Comparison of statements 2 and 3 shows that the #j#-th component #\left(\text{adj}(A)\vec{b}\right)_j# of the vector #\text{adj}(A)\vec{b}# is equal to #\det( A_j(\vec{b}))#. This can also be seen directly: if #\vec{b} = \sum_{i=1}^n\lambda_i\vec{e}_i#, then\[\begin{array}{rcl}\left(\text{adj}(A)\vec{b}\right)_j &=& \sum_{i=1}^n\lambda_i\left(\text{adj}(A)\vec{e}_i\right)_j\\ &&\phantom{xx}\color{blue}{\text{linearity}}\\ &=& \sum_{i=1}^n\lambda_i\left(\text{adj}(A)\right)_{ji}\\&&\phantom{xx}\color{blue}{\left(\text{adj}(A)\vec{e}_i\right)_j\text{ is the }(j,i)\text{-element of adj}(A)}\\&=& \sum_{i=1}^n\lambda_i(-1)^{i+j}\det(A_{ij})\\ &&\phantom{xx}\color{blue}{\text{definition adj}(A)}\\ &=& \sum_{i=1}^n\lambda_i\det(A_{j}(\vec{e}_i))\\&&\phantom{xx}\color{blue}{\text{expansion with respect to the }j\text{-th column of }A_{j}(\vec{e}_i)\text{ gives}}\\&&\phantom{xx}\color{blue}{\det(A_{j}(\vec{e}_i))=(-1)^{i+j}\det(A_{ij})}\\&=&\det(A_{j}(\vec{b}))\\ &&\phantom{xx}\color{blue}{\text{linearity}}\end{array}\]
Let \(A\) the following \((3\times3)\)-matrix: \[A=\matrix{0 & -1 & -1 \\ -1 & 1 & 1 \\ 1 & -1 & -1 \\ }\] Calculate the adjunct matrix of \(A\).
\(\text{adj}(A)={}\) \(\matrix{0 & 0 & 0 \\ 0 & 1 & 1 \\ 0 & -1 & -1 \\ }\)

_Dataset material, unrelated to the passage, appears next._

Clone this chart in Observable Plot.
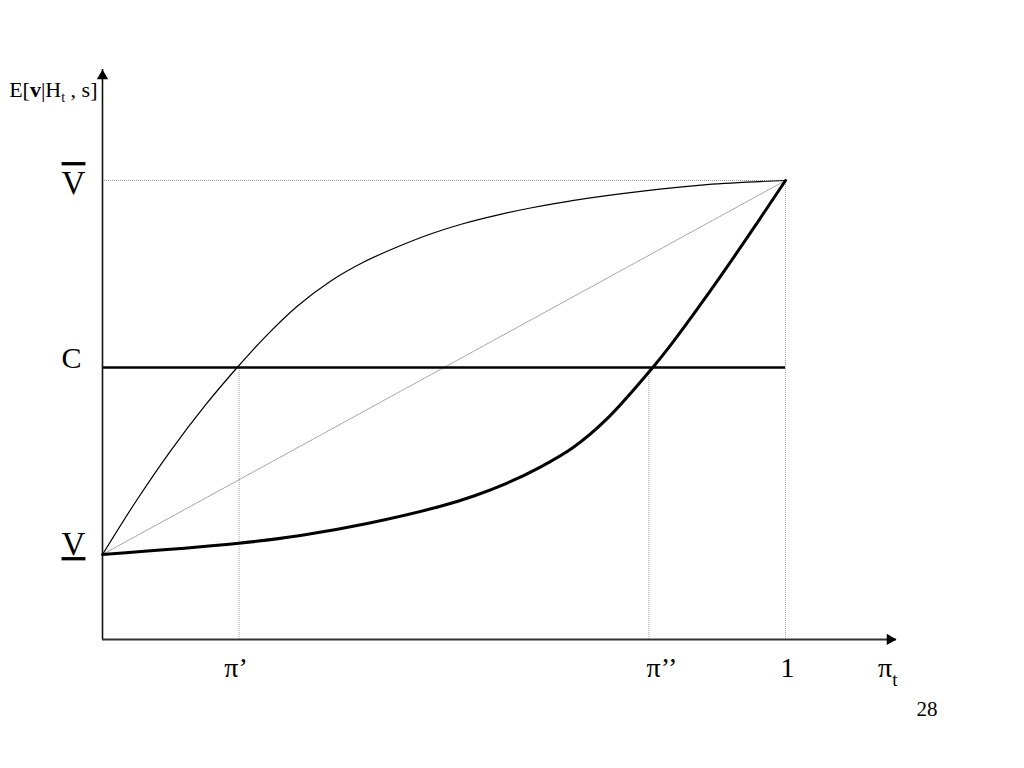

After all, \[\begin{array}{rllr} (\text{adj}(A))_{11}\!\!\! & =(-1)^2\cdot (1\cdot-1 - 1\cdot-1)\!\!\! &=&\!\!\! 0\\
(\text{adj}(A))_{12}\!\!\! &=(-1)^3\cdot (-1\cdot-1+1\cdot-1)\!\!\! &=&\!\!\! 0\\
(\text{adj}(A))_{13}\!\!\! &=(-1)^4\cdot (-1\cdot1+1\cdot1)\!\!\! &=&\!\!\! 0\\
(\text{adj}(A))_{21}\!\!\! &=(-1)^3\cdot (-1\cdot-1-1\cdot1)\!\!\! &=&\!\!\! 0\\
(\text{adj}(A))_{22}\!\!\! &=(-1)^4\cdot(0\cdot-1+1\cdot1)\!\!\! &=&\!\!\! 1\\
(\text{adj}(A))_{23}\!\!\! &=(-1)^5\cdot (0\cdot1+1\cdot-1)\!\!\! &=&\!\!\! 1\\
(\text{adj}(A))_{31}\!\!\! &=(-1)^4\cdot (-1\cdot-1-1\cdot1)\!\!\! &=&\!\!\! 0\\
(\text{adj}(A))_{32}\!\!\! &=(-1)^5\cdot (0\cdot-1+1\cdot1)\!\!\! &=&\!\!\! -1\\
(\text{adj}(A))_{33}\!\!\! &=(-1)^6\cdot(0\cdot1+1\cdot-1)\!\!\! &=&\!\!\! -1
\end{array}\] so
\[\text{adj}(A)={}\matrix{0 & 0 & 0 \\ 0 & 1 & 1 \\ 0 & -1 & -1 \\ }\]
According to Cramer's rule, #A\,\text{adj}(A) = \det(A)\cdot I_3#. Multiplication of #A# by #\text{adj}(A)# gives the zero matrix, so #\det(A) =0#.